Exercise goal: What lies from the line containing "Recreate this image as a Python" through the line containing "309.257, 309.322, 309.342]"? Print exactly those lines, with both ends, and no others.

Provided data:
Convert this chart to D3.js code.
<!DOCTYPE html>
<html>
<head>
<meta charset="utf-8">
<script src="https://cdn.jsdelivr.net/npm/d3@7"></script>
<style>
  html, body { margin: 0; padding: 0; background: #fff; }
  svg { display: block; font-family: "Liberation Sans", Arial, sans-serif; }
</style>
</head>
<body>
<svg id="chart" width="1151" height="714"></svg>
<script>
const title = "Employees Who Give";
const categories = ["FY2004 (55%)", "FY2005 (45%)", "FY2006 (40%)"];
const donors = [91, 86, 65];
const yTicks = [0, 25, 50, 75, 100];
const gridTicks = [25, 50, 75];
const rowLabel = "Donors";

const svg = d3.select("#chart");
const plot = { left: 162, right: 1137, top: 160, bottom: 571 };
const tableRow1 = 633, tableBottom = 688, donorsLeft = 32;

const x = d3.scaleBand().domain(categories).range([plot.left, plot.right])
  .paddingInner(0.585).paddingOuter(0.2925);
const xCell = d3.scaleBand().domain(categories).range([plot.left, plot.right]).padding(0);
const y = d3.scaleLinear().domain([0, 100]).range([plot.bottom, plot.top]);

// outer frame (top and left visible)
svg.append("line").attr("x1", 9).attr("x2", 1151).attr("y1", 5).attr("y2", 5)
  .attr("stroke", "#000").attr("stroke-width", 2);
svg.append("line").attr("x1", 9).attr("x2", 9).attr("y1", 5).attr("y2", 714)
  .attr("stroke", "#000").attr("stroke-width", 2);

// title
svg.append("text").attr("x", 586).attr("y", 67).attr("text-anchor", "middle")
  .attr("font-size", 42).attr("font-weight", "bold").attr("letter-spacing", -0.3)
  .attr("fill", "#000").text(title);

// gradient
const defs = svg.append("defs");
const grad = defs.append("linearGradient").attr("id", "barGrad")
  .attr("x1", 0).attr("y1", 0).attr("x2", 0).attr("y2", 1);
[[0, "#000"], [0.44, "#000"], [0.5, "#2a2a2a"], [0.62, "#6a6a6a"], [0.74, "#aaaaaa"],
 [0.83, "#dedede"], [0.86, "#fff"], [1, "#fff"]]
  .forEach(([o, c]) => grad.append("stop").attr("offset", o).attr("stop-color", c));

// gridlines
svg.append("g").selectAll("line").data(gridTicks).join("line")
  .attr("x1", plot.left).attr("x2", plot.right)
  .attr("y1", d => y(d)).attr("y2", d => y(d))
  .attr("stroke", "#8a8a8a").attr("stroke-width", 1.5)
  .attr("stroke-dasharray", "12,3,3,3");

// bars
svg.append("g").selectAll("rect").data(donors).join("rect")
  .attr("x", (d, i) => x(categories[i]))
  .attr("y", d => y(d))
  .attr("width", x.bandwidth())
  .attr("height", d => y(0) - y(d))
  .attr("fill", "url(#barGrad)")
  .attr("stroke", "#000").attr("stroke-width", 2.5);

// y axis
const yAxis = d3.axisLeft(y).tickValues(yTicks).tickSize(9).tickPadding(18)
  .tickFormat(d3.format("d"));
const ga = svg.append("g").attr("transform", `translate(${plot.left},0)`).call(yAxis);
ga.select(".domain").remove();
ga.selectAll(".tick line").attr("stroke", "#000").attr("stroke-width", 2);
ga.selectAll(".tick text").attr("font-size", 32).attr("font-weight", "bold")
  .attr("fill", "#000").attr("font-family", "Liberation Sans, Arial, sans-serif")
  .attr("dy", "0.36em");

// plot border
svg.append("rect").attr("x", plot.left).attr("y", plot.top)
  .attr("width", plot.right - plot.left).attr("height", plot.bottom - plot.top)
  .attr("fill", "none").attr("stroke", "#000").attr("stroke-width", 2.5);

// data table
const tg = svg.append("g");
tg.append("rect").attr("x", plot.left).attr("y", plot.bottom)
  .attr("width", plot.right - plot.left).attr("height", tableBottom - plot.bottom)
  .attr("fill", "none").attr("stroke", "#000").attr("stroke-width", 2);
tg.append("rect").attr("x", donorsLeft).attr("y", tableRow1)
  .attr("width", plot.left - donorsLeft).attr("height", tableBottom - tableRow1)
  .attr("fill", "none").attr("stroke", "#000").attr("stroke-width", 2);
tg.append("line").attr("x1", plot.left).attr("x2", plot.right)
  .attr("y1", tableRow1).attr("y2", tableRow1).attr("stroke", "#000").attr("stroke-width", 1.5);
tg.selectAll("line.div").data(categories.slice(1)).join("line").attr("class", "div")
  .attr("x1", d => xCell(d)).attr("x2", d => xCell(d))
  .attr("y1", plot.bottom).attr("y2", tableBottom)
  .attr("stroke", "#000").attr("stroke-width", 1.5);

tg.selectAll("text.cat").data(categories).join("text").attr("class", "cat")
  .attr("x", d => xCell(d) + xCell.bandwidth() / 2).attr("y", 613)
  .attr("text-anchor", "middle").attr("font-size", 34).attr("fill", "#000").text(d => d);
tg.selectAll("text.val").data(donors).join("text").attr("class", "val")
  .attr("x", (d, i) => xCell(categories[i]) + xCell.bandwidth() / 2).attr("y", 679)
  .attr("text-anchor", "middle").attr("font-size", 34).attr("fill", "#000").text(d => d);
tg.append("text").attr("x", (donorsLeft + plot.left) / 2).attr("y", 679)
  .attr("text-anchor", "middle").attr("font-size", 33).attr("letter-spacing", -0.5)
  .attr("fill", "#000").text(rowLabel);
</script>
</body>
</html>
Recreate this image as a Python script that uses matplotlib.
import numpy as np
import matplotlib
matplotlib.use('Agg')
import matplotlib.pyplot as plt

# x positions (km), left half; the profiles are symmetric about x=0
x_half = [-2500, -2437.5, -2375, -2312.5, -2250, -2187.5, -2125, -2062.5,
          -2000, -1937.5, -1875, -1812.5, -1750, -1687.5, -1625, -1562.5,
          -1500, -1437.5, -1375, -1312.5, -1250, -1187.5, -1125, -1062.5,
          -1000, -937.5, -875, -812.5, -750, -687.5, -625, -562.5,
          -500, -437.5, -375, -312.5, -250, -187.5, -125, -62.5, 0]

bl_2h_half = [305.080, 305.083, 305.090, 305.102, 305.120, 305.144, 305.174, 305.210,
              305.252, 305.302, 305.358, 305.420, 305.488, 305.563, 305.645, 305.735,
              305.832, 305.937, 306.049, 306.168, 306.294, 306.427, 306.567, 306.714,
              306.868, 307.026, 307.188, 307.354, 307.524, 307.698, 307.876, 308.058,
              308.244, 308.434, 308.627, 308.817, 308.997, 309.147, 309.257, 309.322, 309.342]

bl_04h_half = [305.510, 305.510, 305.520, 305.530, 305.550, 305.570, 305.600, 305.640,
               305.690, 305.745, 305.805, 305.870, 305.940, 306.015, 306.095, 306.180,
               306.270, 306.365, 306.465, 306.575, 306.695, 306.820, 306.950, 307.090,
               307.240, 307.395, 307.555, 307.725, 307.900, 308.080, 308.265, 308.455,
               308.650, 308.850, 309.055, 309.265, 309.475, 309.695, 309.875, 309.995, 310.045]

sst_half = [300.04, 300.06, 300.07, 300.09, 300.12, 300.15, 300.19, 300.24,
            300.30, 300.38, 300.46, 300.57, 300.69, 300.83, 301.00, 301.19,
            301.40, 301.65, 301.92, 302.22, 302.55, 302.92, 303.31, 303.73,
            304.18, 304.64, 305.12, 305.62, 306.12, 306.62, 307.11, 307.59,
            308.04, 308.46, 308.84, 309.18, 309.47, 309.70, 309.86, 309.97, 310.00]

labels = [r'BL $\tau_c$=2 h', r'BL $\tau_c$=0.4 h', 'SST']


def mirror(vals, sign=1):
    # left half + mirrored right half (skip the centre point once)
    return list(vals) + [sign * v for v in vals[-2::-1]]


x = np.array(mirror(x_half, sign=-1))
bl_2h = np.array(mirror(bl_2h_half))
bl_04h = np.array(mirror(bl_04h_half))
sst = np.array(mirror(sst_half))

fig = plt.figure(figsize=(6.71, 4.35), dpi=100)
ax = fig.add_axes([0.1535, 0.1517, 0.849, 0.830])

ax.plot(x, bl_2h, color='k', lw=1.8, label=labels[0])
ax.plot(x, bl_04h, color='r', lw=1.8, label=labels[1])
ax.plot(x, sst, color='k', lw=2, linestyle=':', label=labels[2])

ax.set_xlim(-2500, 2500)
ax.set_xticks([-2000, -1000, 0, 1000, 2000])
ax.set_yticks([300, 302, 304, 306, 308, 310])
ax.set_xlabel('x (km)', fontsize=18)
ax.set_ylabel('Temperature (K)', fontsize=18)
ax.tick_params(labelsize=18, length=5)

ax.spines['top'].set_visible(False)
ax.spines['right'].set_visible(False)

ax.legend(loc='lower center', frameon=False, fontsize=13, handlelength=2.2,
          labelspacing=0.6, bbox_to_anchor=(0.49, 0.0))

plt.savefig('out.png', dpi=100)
---
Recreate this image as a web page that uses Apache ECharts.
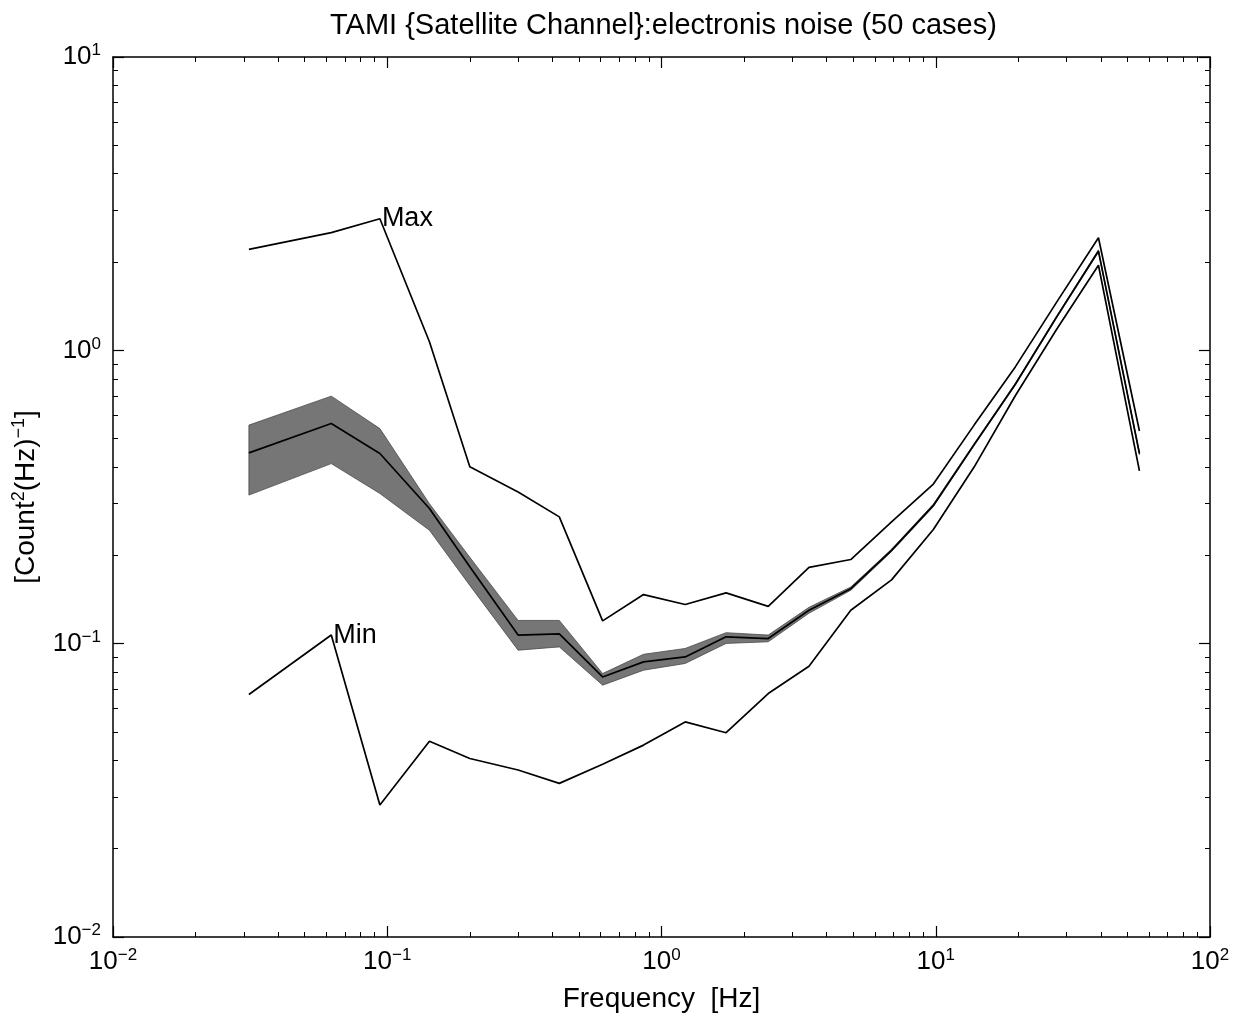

Complete output:
Recreate this image as a Python script that uses matplotlib.
import numpy as np
import matplotlib
matplotlib.use('Agg')
import matplotlib.pyplot as plt

# x positions (km), left half; the profiles are symmetric about x=0
x_half = [-2500, -2437.5, -2375, -2312.5, -2250, -2187.5, -2125, -2062.5,
          -2000, -1937.5, -1875, -1812.5, -1750, -1687.5, -1625, -1562.5,
          -1500, -1437.5, -1375, -1312.5, -1250, -1187.5, -1125, -1062.5,
          -1000, -937.5, -875, -812.5, -750, -687.5, -625, -562.5,
          -500, -437.5, -375, -312.5, -250, -187.5, -125, -62.5, 0]

bl_2h_half = [305.080, 305.083, 305.090, 305.102, 305.120, 305.144, 305.174, 305.210,
              305.252, 305.302, 305.358, 305.420, 305.488, 305.563, 305.645, 305.735,
              305.832, 305.937, 306.049, 306.168, 306.294, 306.427, 306.567, 306.714,
              306.868, 307.026, 307.188, 307.354, 307.524, 307.698, 307.876, 308.058,
              308.244, 308.434, 308.627, 308.817, 308.997, 309.147, 309.257, 309.322, 309.342]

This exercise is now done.